O asno de ouro*

Domingos Sávio Calixto 

O “Asno de Ouro” é uma obra do século II d.C. escrita pelo filósofo romano Lucius Apuleio (125 – 170 d.C), sendo de caráter intradiegética, fantástica, poética, humorística e até erótica. 

Na realidade, o título original é Metamorfoses, mas tornou-se mais conhecida pela denominação que lhe foi dada pelo próprio Santo Agostinho: Asinus Aureus. O livro fala das aventuras fantásticas da personagem Lúcio, que sai da cidade de Himeto em direção à Tessália em companhia de dois amigos em busca de fantasias.

Durante o percurso, chegam à cidade de Hípata, onde Lúcio permanece, e os dois amigos seguem caminho. É nesta cidade que ele toma uma poção mágica com o objetivo de se transformar momentaneamente numa coruja, símbolo da sabedoria. 

Ocorre que Lúcio havia recebido um frasco de poção equivocada, ou seja, acabou por ingerir um óleo capaz de transformar pessoas em asnos e assim, lamentavelmente, aconteceu. Transformado em asno, ele deveria esperar para comer rosas para retomar sua forma humana, mas, antes que isso pudesse acontecer, ele foi subtraído por um tratador de cavalos.

Daí em diante, já com a narrativa de asno, a personagem passa pelos mais variados sofrimentos, danos e donos. Foi novamente roubado, espancado, humilhado, ameaçado de castração e até submetido a um vexatório conúbio com uma condenada em plena praça pública.

Depois de muito orar aos deuses, foi finalmente instruído pela deusa Ísis a ir numa cerimônia religiosa, onde conseguiu avançar contra as mãos do sacerdote e devorar uma coroa de rosas, tendo êxito em voltar à sua forma humana, para enorme júbilo, contentamento e sobrando as mais variadas lições.

Pois bem. É possível que esteja acontecendo um conto igualmente fantástico, ainda que nada poético e muito menos erótico, mas seguramente trágico. 

Talvez estejamos em tempos de se narrar uma história de um asno que se transformou em humano, e depois de humano ainda se transformou em um político de alto cargo. Sem embargo, esse asno humanizado enveredou-se rapidamente por atitudes que lhe confirmam a natureza, ou seja, como político metamorfoseado – em sua primeira atitude – fez mandar embora de sua vila médicos estrangeiros que lá atuavam em favor de classes de adoentados mais necessitados. 

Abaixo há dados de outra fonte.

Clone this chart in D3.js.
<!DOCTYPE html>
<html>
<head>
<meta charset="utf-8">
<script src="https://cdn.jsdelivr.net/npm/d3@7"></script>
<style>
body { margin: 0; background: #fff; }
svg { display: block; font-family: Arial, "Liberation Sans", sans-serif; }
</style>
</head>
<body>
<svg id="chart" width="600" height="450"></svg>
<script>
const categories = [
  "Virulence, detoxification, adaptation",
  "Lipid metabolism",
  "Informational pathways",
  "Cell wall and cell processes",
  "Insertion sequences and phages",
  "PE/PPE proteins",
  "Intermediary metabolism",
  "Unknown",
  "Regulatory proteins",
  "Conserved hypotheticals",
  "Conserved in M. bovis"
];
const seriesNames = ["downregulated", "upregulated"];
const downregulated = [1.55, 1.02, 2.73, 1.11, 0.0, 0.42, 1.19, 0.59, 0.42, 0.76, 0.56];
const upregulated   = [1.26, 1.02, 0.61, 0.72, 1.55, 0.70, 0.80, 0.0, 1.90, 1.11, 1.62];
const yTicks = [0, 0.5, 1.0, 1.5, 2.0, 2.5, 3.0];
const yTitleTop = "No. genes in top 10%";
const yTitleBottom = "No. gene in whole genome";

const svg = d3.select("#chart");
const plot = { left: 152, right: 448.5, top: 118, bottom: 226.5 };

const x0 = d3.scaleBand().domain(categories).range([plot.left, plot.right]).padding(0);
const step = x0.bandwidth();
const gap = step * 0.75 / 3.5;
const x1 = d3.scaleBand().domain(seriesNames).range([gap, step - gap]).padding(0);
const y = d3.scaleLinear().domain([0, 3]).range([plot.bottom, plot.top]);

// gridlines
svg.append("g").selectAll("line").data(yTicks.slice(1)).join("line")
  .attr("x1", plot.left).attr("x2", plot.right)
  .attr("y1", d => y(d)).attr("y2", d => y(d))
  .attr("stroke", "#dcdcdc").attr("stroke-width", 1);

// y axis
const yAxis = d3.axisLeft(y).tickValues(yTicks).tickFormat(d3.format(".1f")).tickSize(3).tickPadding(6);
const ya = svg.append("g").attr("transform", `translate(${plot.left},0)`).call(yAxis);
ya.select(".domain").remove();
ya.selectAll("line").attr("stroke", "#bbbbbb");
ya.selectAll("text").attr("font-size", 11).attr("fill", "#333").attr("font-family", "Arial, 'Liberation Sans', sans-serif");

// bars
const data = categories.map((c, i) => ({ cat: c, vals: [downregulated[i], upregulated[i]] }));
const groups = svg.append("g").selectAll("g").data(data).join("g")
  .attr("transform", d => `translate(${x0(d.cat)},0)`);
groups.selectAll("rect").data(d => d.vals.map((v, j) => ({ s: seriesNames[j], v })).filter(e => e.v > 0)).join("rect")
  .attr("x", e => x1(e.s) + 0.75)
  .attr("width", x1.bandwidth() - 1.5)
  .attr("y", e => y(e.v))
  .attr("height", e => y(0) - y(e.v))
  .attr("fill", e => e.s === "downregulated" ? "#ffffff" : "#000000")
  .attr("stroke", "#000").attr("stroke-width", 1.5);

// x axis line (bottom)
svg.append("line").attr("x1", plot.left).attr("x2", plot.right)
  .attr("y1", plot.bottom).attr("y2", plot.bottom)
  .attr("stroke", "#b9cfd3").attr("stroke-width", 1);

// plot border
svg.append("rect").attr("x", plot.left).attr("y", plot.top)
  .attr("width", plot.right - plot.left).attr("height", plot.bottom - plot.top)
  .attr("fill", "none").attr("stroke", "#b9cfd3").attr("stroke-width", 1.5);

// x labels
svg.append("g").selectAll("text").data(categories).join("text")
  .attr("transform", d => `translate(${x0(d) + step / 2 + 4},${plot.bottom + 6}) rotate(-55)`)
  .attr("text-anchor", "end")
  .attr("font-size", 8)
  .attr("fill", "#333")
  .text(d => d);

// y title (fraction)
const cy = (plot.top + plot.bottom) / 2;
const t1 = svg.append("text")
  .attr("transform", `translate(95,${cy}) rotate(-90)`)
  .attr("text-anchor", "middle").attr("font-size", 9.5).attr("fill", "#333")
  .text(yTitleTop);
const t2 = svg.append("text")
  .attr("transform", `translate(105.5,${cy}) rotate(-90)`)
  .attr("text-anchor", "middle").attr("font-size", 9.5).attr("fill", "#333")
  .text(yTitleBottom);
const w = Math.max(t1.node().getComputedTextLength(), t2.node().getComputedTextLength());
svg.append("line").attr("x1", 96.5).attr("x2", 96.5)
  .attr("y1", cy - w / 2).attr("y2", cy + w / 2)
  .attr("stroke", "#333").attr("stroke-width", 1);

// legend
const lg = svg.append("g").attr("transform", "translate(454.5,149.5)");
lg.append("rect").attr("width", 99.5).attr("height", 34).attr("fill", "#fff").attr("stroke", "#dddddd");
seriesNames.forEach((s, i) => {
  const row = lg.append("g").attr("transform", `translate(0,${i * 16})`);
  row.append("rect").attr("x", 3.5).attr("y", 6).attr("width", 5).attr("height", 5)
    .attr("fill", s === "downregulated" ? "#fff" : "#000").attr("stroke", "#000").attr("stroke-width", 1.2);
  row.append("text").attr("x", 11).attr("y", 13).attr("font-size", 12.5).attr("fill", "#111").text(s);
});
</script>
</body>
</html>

Como sublime asneira – não é que o danado do asno diminuiu e congelou  verbas para a saúde – também fez troça de doenças que atingiram pandemicamente sua região. Ele – o asno –, mesmo diante do pandemônio da pestilência instalada, alegou que era apenas uma doençazinha besta e que os demais humanos não precisariam de preocupação alguma, pois que poderiam continuar trabalhando, indo aos estádios, às igrejas e se ajuntando em praias ou qualquer outro lugar. 

Não é que o bípede de fantasia fez mais? Além de anunciar uma cura inexistente para a maldita doença, promoveu até festa de aniversário com o dinheiro da vila, enquanto ela – a vila –, trancafiada em casas, sofria sob medos  diversos.

Ora, dizem que o tal feitiço de asno para humano é muito mais complicado e que pode durar até quatro anos. Se rogar adianta, rogue-se. Se não, que Ísis  tenha novamente piedade!

 

(*) Dedicado aos médicos cubanos que foram honrosamente recebidos na região da Lombardia – Itália – para auxiliarem na assistência aos atingidos pelo Covid-19.